How I stopped using Spotinst Elastigroup

Spotinst Elastigroup brought lots of nice features to the table. They have the ability to define a “single” group with multiple instance types, Spots and OnDemand, and can predict Spot behavior, capacity trends, pricing, and balance the capacity accordingly.

BUT, what if we don’t need all those fancy features, and we just want ASG with Spots and OnDemand instances for fallback (and to lower the “cloud” costs) - well this post is just the place.
With the new ASG update we can use multiple instance types for the Spot ASG, CloudWatch Alarms for scaling and another ASG to fallback on OnDemand instances.

Architecture

We will use AWS CloudFormation Template to deploy the following:

The GOAL of the architecture is to run as much Spot capacity as possible and decrease the risk of application impact due to Spot interruption or un-availability. If Spot capacity is insufficient, additional OnDemand capacity will be ready to scale out fast.
We will use two Auto Scaling Groups; the first will be for the Spots (the main capacity supplier) and the second group for the OnDemand instances. If the Spot group is unable to fulfill the target capacity and scale out due to lack of capacity, there CPU utilization will grow until it will breach the CloudWatch CPU Utilization alarm that will trigger the OnDemand group scaling policy to scale out.
Once the Spot group will fulfill its target capacity of CPU Utilization of 40% (The actual CloudWatch metric thresholds are examples, as these vary across the different applications and regions) it will be lower then CloudWatch CPU Utilization alarm threshold of CPU Utilization 60% that will scale in the OnDemand group.
This solution will also work for Spot interruption, as when the Spot is lost, the Auto Scaling Group will try to create another spot from a different type. If it will success - Great, if not - the CPU will grow again and that will trigger that alarm.
(Optional: A CloudWatch Rule can be created from the EC2 Spot Instance Interruption Warning event to scale out the OnDemand group)
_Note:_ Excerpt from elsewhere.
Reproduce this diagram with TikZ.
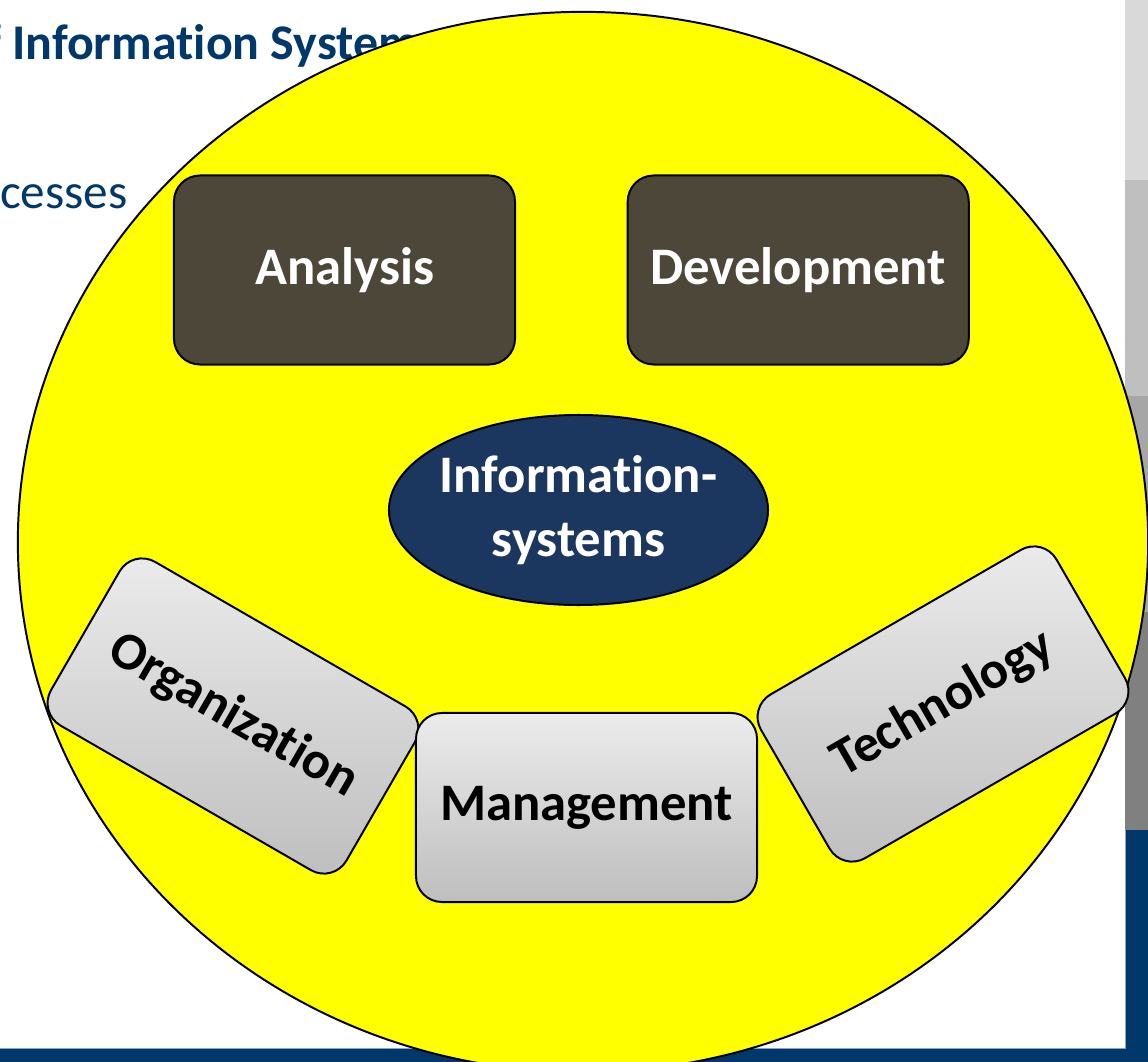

The following diagram shows how the components work together.

AutoScalingGroup with OnDemand fallback

Review the details

All the code and cloudformation templates are minimal and shows only whats needed for this blog post.

The actual CloudWatch metric thresholds are examples, as these vary across the different applications and regions.

Elastic Load Balancing

The ElasticLoadBalancing is just the entry point for traffic in this example, Nothing fancy here.

{
  "ELB": {
    "Type": "AWS::ElasticLoadBalancing::LoadBalancer",
    "Properties": {
      "LoadBalancerName": {"Fn::Sub": "${AWS::StackName}-elb"},
      "HealthCheck": {
        "Target": "HTTP:80/server/healthCheck.php",
        "HealthyThreshold": 3,
        "UnhealthyThreshold": 3,
        "Interval": 20,
        "Timeout": 15
      }
    }
  }
}

Launch Template

The only way to work with multiple instance types in ASG is with Launch Template. It should contain all the configuration to launch an instance. Note that the InstanceType field is not really mandatory. The real instance types will be configured in each ASG.

{
  "LaunchTemplate": {
    "Type": "AWS::EC2::LaunchTemplate",
    "Properties": {
      "LaunchTemplateName": {"Fn::Sub": "${AWS::StackName}-lt"},
      "LaunchTemplateData": {
        "InstanceType": "m4.large",
        "Monitoring": {
          "Enabled": true
        }
      }
    }
  }
}

The Auto Scaling Groups

We will configured 2 Auto Scaling Groups, one for the Spots and the other for the OnDemand. Pay attention that the MinSize for the Spots group is 1 while in the OnDemand group it is 0. This because we want to allow the group to scale down to 0 when no OnDemand instances are needed.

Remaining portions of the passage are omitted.